Sükûtu ilk bozan ben oldum: “Demek bir anneniz var?”

“Sizin gibi!”

Manasız bir şey sormuş gibi sıkıldım. O bunu fark ederek sözü değiştirdi: “Sizi burada ilk defa görüyorum!”

“Evet, böyle yerlere hiç gelmemiştim... Yalnız bu akşam...”

“Bu akşam?”

Bütün cesaretimi toplayarak, “Sizin arkanızdan geldim” dedim.

Biraz şaşırdı… “Kapıya kadar peşimden gelen siz miydiniz?”

“Evet. Demek farkına vardınız.”

“Tabii... Bir kadın böyle şeylerin farkına varmaz olur mu?”

“Fakat arkanıza bakmadınız!”

“Hiçbir zaman dönüp bakmam...” Bir müddet sustu. Bir şeyler düşündü, sonra çapkınca bir gülüşle, “Bu da benim bir nevi eğlencemdir” dedi. “Sokakta birisinin arkamdan geldiğini hissettim mi bütün tecessüsümü yenerek, başımı çevirmemekte ısrar ederim ve bu sırada kafamdan birçok ihtimaller geçiririm: Peşimdeki genç olabilir, ihtiyar ve çökmüş bir kadın avcısı olabilir, zengin bir prens, fakir bir talebe, hatta sarhoş bir serseri de olabilir. Adımlarının çıkardığı sesten kim olduğunu tayin etmeye çalışırım ve bu şekilde, nasıl geldiğimi anlamadan yol bitiverir... Demek bu akşam sizdiniz ha? Halbuki ben mütereddit adımlarınızdan yaşlı ve evli bir adam zannetmiştim.” Birdenbire gözlerimin içine bakarak, “Yolumu mu beklediniz?” dedi.

“Evet.”

“Bu akşam da aynı yerden geçeceğimi nasıl tahmin ettiniz? Burada çalıştığımı biliyor muydunuz?”

“Hayır, fakat ne bileyim... belki, dedim... Hatta belki de demedim, farkında olmadan aynı saatte kendimi orada buldum... Sonra, siz geçerken, beni görürsünüz diye korkumdan bir kapı aralığına saklandım.”

“Haydi gidelim... Yolda konuşuruz...” Benim şaşkınlığımı görünce sordu: “Beni evime kadar götürmek istemez misiniz?” Derhal yerimden fırladım. Bu hareketim onu güldürdü. “Acele etmeyin, dostum” dedi. “Daha gidip elbisemi değiştireceğim. Siz, beş dakika sonra kapının önünde beni bekleyin.” Çabucak kalktı. Sağ eliyle eteğini toplayarak hızlı adımlarla orkestranın arkasında kayboldu. Giderken gene yüzüme bakmış, o harikulade gözlerini kırk yıllık bir dost gibi kırparak beni selamlamıştı.

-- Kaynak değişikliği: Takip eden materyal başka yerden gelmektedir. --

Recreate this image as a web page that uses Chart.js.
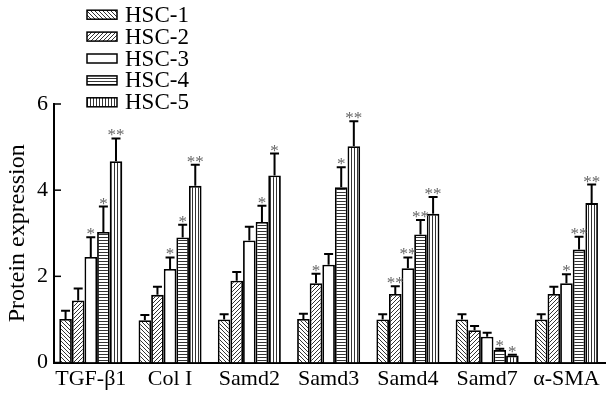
<!DOCTYPE html>
<html>
<head>
<meta charset="utf-8">
<script src="https://cdn.jsdelivr.net/npm/chart.js@4.4.0/dist/chart.umd.min.js"></script>
<style>
  html, body { margin: 0; padding: 0; background: #fff; }
  #wrap { width: 606px; height: 397px; position: relative; }
</style>
</head>
<body>
<div id="wrap"><canvas id="myBarChart"></canvas></div>
<script>
// categories on the x axis
const categories = ['TGF-β1', 'Col I', 'Samd2', 'Samd3', 'Samd4', 'Samd7', 'α-SMA'];
const seriesNames = ['HSC-1', 'HSC-2', 'HSC-3', 'HSC-4', 'HSC-5'];
const yTicks = [0, 2, 4, 6];

// mean values
const hsc1 = [1.01, 0.98, 1.00, 1.01, 1.00, 1.00, 1.00];
const hsc2 = [1.44, 1.57, 1.90, 1.84, 1.59, 0.75, 1.59];
const hsc3 = [2.45, 2.17, 2.83, 2.27, 2.19, 0.60, 1.84];
const hsc4 = [3.03, 2.90, 3.26, 4.07, 2.97, 0.29, 2.62];
const hsc5 = [4.67, 4.10, 4.34, 5.02, 3.45, 0.16, 3.70];

// upper error bars (SD)
const err1 = [0.19, 0.12, 0.12, 0.12, 0.12, 0.12, 0.12];
const err2 = [0.28, 0.19, 0.20, 0.22, 0.18, 0.10, 0.17];
const err3 = [0.46, 0.27, 0.32, 0.25, 0.25, 0.09, 0.21];
const err4 = [0.59, 0.30, 0.38, 0.46, 0.34, 0.03, 0.30];
const err5 = [0.53, 0.49, 0.51, 0.58, 0.39, 0.02, 0.43];

// significance marks
const sig1 = ['', '', '', '', '', '', ''];
const sig2 = ['', '', '', '*', '**', '', ''];
const sig3 = ['*', '*', '', '', '**', '', '*'];
const sig4 = ['*', '*', '*', '*', '**', '*', '**'];
const sig5 = ['**', '**', '*', '**', '**', '*', '**'];

const FONT = '"Liberation Serif", "Times New Roman", serif';

// hatch fills
function makePattern(kind) {
    const c = document.createElement('canvas');
    const s = (kind === 'h' || kind === 'v') ? 3 : 4;
    c.width = s; c.height = s;
    const g = c.getContext('2d');
    g.fillStyle = '#fff';
    g.fillRect(0, 0, s, s);
    if (kind === 'none') return '#fff';
    g.fillStyle = '#333';
    g.strokeStyle = '#333';
    g.lineWidth = 1;
    if (kind === 'h') {
        g.fillRect(0, 0, s, 1);
    } else if (kind === 'v') {
        g.fillRect(0, 0, 1, s);
    } else {
        g.beginPath();
        if (kind === 'back') {
            g.moveTo(-1, -1); g.lineTo(s + 1, s + 1);
            g.moveTo(s - 1, -1); g.lineTo(s + 1, 1);
            g.moveTo(-1, s - 1); g.lineTo(1, s + 1);
        } else {
            g.moveTo(-1, s + 1); g.lineTo(s + 1, -1);
            g.moveTo(-1, 1); g.lineTo(1, -1);
            g.moveTo(s - 1, s + 1); g.lineTo(s + 1, s - 1);
        }
        g.stroke();
    }
    return g.createPattern(c, 'repeat');
}

const fills = [makePattern('back'), makePattern('fwd'), makePattern('none'), makePattern('h'), makePattern('v')];
const allValues = [hsc1, hsc2, hsc3, hsc4, hsc5];
const allErrors = [err1, err2, err3, err4, err5];
const allSig = [sig1, sig2, sig3, sig4, sig5];

const datasets = seriesNames.map((name, i) => ({
    label: name,
    data: allValues[i].map((v, j) => ({x: j, y: v})),
    backgroundColor: fills[i],
    borderColor: '#000',
    borderWidth: 1.8,
    barPercentage: 1,
    categoryPercentage: 0.795
}));

// error bars, stars, inward y ticks and legend
const extras = {
    id: 'extras',
    afterDatasetsDraw(chart) {
        const ctx = chart.ctx;
        const y = chart.scales.y;
        ctx.save();
        chart.data.datasets.forEach((ds, i) => {
            const meta = chart.getDatasetMeta(i);
            meta.data.forEach((bar, j) => {
                const top = y.getPixelForValue(allValues[i][j] + allErrors[i][j]);
                ctx.strokeStyle = '#000';
                ctx.lineWidth = 2;
                ctx.beginPath();
                ctx.moveTo(bar.x, bar.y);
                ctx.lineTo(bar.x, top);
                ctx.moveTo(bar.x - 4.5, top);
                ctx.lineTo(bar.x + 4.5, top);
                ctx.stroke();
                if (allSig[i][j]) {
                    ctx.fillStyle = '#666';
                    ctx.font = '17px ' + FONT;
                    ctx.textAlign = 'center';
                    ctx.textBaseline = 'alphabetic';
                    ctx.fillText(allSig[i][j], bar.x, top + 2);
                }
            });
        });
        // tick marks pointing into the plot
        ctx.strokeStyle = '#000';
        ctx.lineWidth = 1.5;
        yTicks.forEach(t => {
            const py = y.getPixelForValue(t);
            ctx.beginPath();
            ctx.moveTo(chart.chartArea.left, py);
            ctx.lineTo(chart.chartArea.left + 7, py);
            ctx.stroke();
        });
        // legend
        chart.data.datasets.forEach((ds, i) => {
            const cy = 14.7 + i * 21.9;
            ctx.fillStyle = ds.backgroundColor;
            ctx.fillRect(87, cy - 4.5, 30, 9);
            ctx.lineWidth = 1.5;
            ctx.strokeStyle = '#000';
            ctx.strokeRect(87, cy - 4.5, 30, 9);
            ctx.fillStyle = '#000';
            ctx.font = '23px ' + FONT;
            ctx.textAlign = 'left';
            ctx.textBaseline = 'middle';
            ctx.fillText(ds.label, 125, cy + 1);
        });
        ctx.restore();
    }
};

const ctx = document.getElementById('myBarChart').getContext('2d');
const myBarChart = new Chart(ctx, {
    type: 'bar',
    data: { datasets: datasets },
    options: {
        responsive: true,
        maintainAspectRatio: false,
        animation: false,
        layout: { padding: { top: 104, left: 0, right: 0, bottom: 0 } },
        plugins: {
            legend: { display: false },
            tooltip: { enabled: false }
        },
        scales: {
            x: {
                type: 'linear',
                offset: false,
                min: -0.464,
                max: 6.499,
                afterBuildTicks: s => { s.ticks = categories.map((c, i) => ({value: i})); },
                afterFit: s => { s.height = 34.5; },
                grid: { display: false, drawTicks: false, offset: false },
                border: { color: '#000', width: 2 },
                ticks: {
                    autoSkip: false,
                    maxRotation: 0,
                    padding: 4,
                    color: '#000',
                    font: { family: FONT, size: 22 },
                    callback: v => categories[v]
                }
            },
            y: {
                min: 0,
                max: 6,
                afterBuildTicks: s => { s.ticks = yTicks.map(v => ({value: v})); },
                afterFit: s => { s.width = 54; },
                grid: { display: false, drawTicks: false },
                border: { color: '#000', width: 2 },
                ticks: {
                    padding: 6,
                    color: '#000',
                    font: { family: FONT, size: 22 }
                },
                title: {
                    display: true,
                    text: 'Protein expression',
                    color: '#000',
                    font: { family: FONT, size: 24 },
                    padding: { top: 3, bottom: 0 }
                }
            }
        }
    },
    plugins: [extras]
});
</script>
</body>
</html>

Garsonu çağırıp hesap gördüm. Birdenbire açılmış, cesaretlenmiştim. Uzun yapraklı bir defterin üzerine birkaç rakam yazan adamın yüzüne, “Saadetimi fark etmiyor musun a sersem!” der gibi dik dik bakıyor, henüz salonu terk etmemiş olan müşterileri, hatta orkestrayı, gülerek selamlamak için kuvvetli bir arzu duyuyordum, içimde birdenbire bütün insanlarla sarmaş dolaş olmak, uzun yıllar birbirinden ayrı kaldıktan sonra nihayet kavuşan dostlar gibi coşkun bir muhabbetle herkesi öpmek arzusu vardı. Yerimden kalktım. Geniş, rahat, kendinden emin adımlarla yürüdüm ve birkaç ayak merdiveni bir defada atlayarak gardıroba gittim. Böyle hovardalıklar hiç âdetim olmadığı halde, paltomu veren kadına bir mark bıraktım.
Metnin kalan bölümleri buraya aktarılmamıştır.